In an attempt to implement the HMLasso (Lasso with High missing rate, see https://www.ijcai.org/proceedings/2019/0491.pdf) in Python, I wanted to use Cvxpy. However, I've been facing an exception that I fail to solve.
This is the code:
# Known variables
rho_pair = np.array([1, 2])
R = np.array([[1, 2], [2, 4]])
S_pair = np.array([[3, 6], [7, 5]])
mu = 1
################
## First problem
################
# Variable to optimize
n = R.shape[0]
print(n)
Sigma = cp.Variable((n, n), PSD=True)
# Objective to minimize
obj = cp.Minimize(cp.sum_squares(cp.multiply(R, Sigma-S_pair)))
# Constraints
constraints = []
# Solve the optimization problem
prob = cp.Problem(obj, constraints)
prob.solve()
Sigma_opt = Sigma.value
print(Sigma_opt)
################
## Second problem
################
beta = cp.Variable(n)
obj2 = cp.Minimize(0.5 * beta.T @ Sigma_opt @ beta - rho_pair.T @ beta + mu * cp.norm1(beta))
# Constraints
constraints2 = []
# Solving
prob2 = cp.Problem(obj2, constraints2)
prob2.solve()
beta_opt = beta.value
print(Sigma_opt, beta_opt)
and here is the error I get:
DCPError: Problem does not follow DCP rules. Specifically:
The objective is not DCP. Its following subexpressions are not:
Promote(0.5, (2,)) @ var331 @ [[6.11942834 5.65628775]

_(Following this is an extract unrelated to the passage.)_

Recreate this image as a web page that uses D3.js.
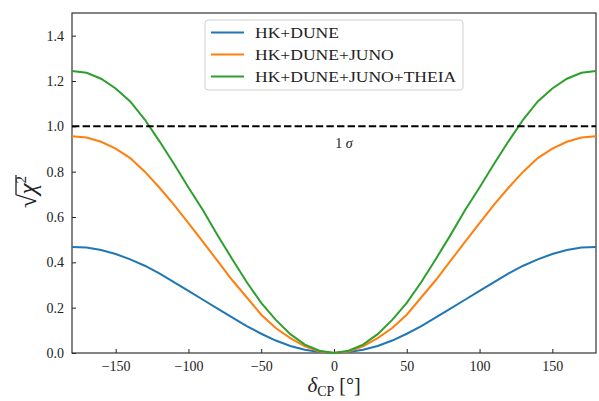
<!DOCTYPE html>
<html>
<head>
<meta charset="utf-8">
<script src="https://cdn.jsdelivr.net/npm/d3@7"></script>
<style>
  body { margin: 0; background: #fff; }
  svg text { font-family: "Liberation Serif", "DejaVu Serif", serif; fill: #222; }
</style>
</head>
<body>
<div id="chart"></div>
<script>
// data, delta_CP in degrees
var deltaCP = d3.range(-180, 181, 10);
var hkDune = [0.468, 0.465, 0.454, 0.437, 0.413, 0.385, 0.351, 0.313, 0.274, 0.235,
  0.196, 0.157, 0.119, 0.085, 0.055, 0.031, 0.014, 0.004, 0.0,
  0.004, 0.014, 0.031, 0.055, 0.085, 0.119, 0.157, 0.196, 0.235,
  0.274, 0.313, 0.351, 0.385, 0.413, 0.437, 0.454, 0.465, 0.468];
var hkDuneJuno = [0.956, 0.951, 0.932, 0.902, 0.860, 0.800, 0.730, 0.655, 0.573, 0.490,
  0.406, 0.322, 0.246, 0.169, 0.110, 0.066, 0.029, 0.007, 0.0,
  0.007, 0.029, 0.066, 0.110, 0.169, 0.246, 0.322, 0.406, 0.490,
  0.573, 0.655, 0.730, 0.800, 0.860, 0.902, 0.932, 0.951, 0.956];
var hkDuneJunoTheia = [1.244, 1.236, 1.210, 1.167, 1.110, 1.030, 0.935, 0.835, 0.730, 0.630,
  0.520, 0.415, 0.313, 0.221, 0.146, 0.083, 0.037, 0.010, 0.0,
  0.010, 0.037, 0.083, 0.146, 0.221, 0.313, 0.415, 0.520, 0.630,
  0.730, 0.835, 0.935, 1.030, 1.110, 1.167, 1.210, 1.236, 1.244];
var seriesNames = ["HK+DUNE", "HK+DUNE+JUNO", "HK+DUNE+JUNO+THEIA"];
var seriesColors = ["#1f77b4", "#ff7f0e", "#2ca02c"];
var xTicks = [-150, -100, -50, 0, 50, 100, 150];
var yTicks = [0, 0.2, 0.4, 0.6, 0.8, 1.0, 1.2, 1.4];
var sigmaLevel = 1.0;

var W = 599, H = 401;
var margin = {top: 13, right: 3, bottom: 48, left: 72};
var width = W - margin.left - margin.right,
    height = H - margin.top - margin.bottom;

var svg = d3.select("#chart").append("svg")
    .attr("width", W)
    .attr("height", H);
var g = svg.append("g")
    .attr("transform", "translate(" + margin.left + "," + margin.top + ")");

var x = d3.scaleLinear().domain([-180, 180]).range([0, width]);
var y = d3.scaleLinear().domain([0, 1.5]).range([height, 0]);

// axes, ticks pointing inward
var xAxis = g.append("g")
    .attr("transform", "translate(0," + height + ")")
    .call(d3.axisBottom(x).tickValues(xTicks).tickSizeInner(-4).tickSizeOuter(0).tickPadding(8)
        .tickFormat(function (d) { return d < 0 ? "\u2212" + Math.abs(d) : d; }));
var yAxis = g.append("g")
    .call(d3.axisLeft(y).tickValues(yTicks).tickSizeInner(-4).tickSizeOuter(0).tickPadding(8)
        .tickFormat(d3.format(".1f")));
[xAxis, yAxis].forEach(function (a) {
    a.select(".domain").remove();
    a.selectAll("line").attr("stroke", "#222").attr("stroke-width", 1);
    a.selectAll("text").attr("font-size", 14).attr("fill", "#222");
});

// frame
g.append("rect")
    .attr("width", width).attr("height", height)
    .attr("fill", "none").attr("stroke", "#333").attr("stroke-width", 1.2);

// curves
var line = d3.line()
    .x(function (d) { return x(d[0]); })
    .y(function (d) { return y(d[1]); });
[hkDune, hkDuneJuno, hkDuneJunoTheia].forEach(function (vals, i) {
    g.append("path")
        .datum(deltaCP.map(function (d, j) { return [d, vals[j]]; }))
        .attr("d", line)
        .attr("fill", "none")
        .attr("stroke", seriesColors[i])
        .attr("stroke-width", 2);
});

// 1 sigma line
g.append("line")
    .attr("x1", 0).attr("x2", width)
    .attr("y1", y(sigmaLevel)).attr("y2", y(sigmaLevel))
    .attr("stroke", "#000").attr("stroke-width", 2)
    .attr("stroke-dasharray", "7.4,3.2");
var sig = g.append("text")
    .attr("x", x(0) + 10).attr("y", y(sigmaLevel) + 22)
    .attr("text-anchor", "middle").attr("font-size", 14);
sig.append("tspan").text("1 ");
sig.append("tspan").attr("font-style", "italic").text("σ");

// legend
var legend = g.append("g").attr("transform", "translate(133,7)");
legend.append("rect")
    .attr("width", 258).attr("height", 70).attr("rx", 3)
    .attr("fill", "#fff").attr("stroke", "#d0d0d0").attr("stroke-width", 1);
seriesNames.forEach(function (name, i) {
    var yy = 12.5 + i * 22;
    legend.append("line")
        .attr("x1", 6).attr("x2", 39).attr("y1", yy).attr("y2", yy)
        .attr("stroke", seriesColors[i]).attr("stroke-width", 2);
    var t = legend.append("text")
        .attr("x", 50).attr("y", yy + 5.5)
        .attr("font-size", 15).text(name);
    // the original face is wider than Times: stretch a bit
    var w = t.node().getComputedTextLength();
    t.attr("textLength", w * 1.17).attr("lengthAdjust", "spacingAndGlyphs");
});

// x label
var xl = svg.append("text")
    .attr("x", margin.left + x(0)).attr("y", 392)
    .attr("text-anchor", "middle").attr("font-size", 21);
xl.append("tspan").attr("font-style", "italic").text("δ");
xl.append("tspan").attr("font-size", 14).attr("dy", 4).text("CP");
xl.append("tspan").attr("dy", -4).attr("font-size", 20).text(" [°]");

// y label: sqrt(chi^2)
var yl = svg.append("g").attr("transform", "translate(36,192) rotate(-90)");
var ylt = yl.append("text").attr("text-anchor", "middle").attr("font-size", 25);
ylt.append("tspan").text("√");
ylt.append("tspan").attr("font-style", "italic").text("χ");
ylt.append("tspan").attr("font-size", 15).attr("dy", -10).text("2");
var bb = ylt.node().getBBox();
yl.append("line")
    .attr("x1", bb.x + 13).attr("x2", bb.x + bb.width + 1)
    .attr("y1", bb.y + 3).attr("y2", bb.y + 3)
    .attr("stroke", "#222").attr("stroke-width", 1.3);
</script>
</body>
</html>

[5.65628775 5.228199 ]] @ var331
I have tried to replace the problematic expression by cp.quad_form(beta, Sigma_opt)
but it does not change anything. Do you know how to fix this issue?
Thank you!
I've been able to solve this error this way:
# It appears that, due to floating points exceptions, Sigma_opt is not always
# Positive semidefinite. Hence, we shall check it.
eigenvalues = np.linalg.eig(self.Sigma_opt)[0]
min_eigenvalue = min(eigenvalues)
if min_eigenvalue < 0:
print(f"[Warning] Sigma_opt is not PSD, its minimum eigenvalue is
{min_eigenvalue}. Error handled by adding {-min_eigenvalue} to each
eigenvalue.")
self.Sigma_opt = self.Sigma_opt - min_eigenvalue * np.eye(self.p, self.p)
In the process of implementing this HMLasso, I've solved many other issues. Now it works. My code is available on github for those interested :-).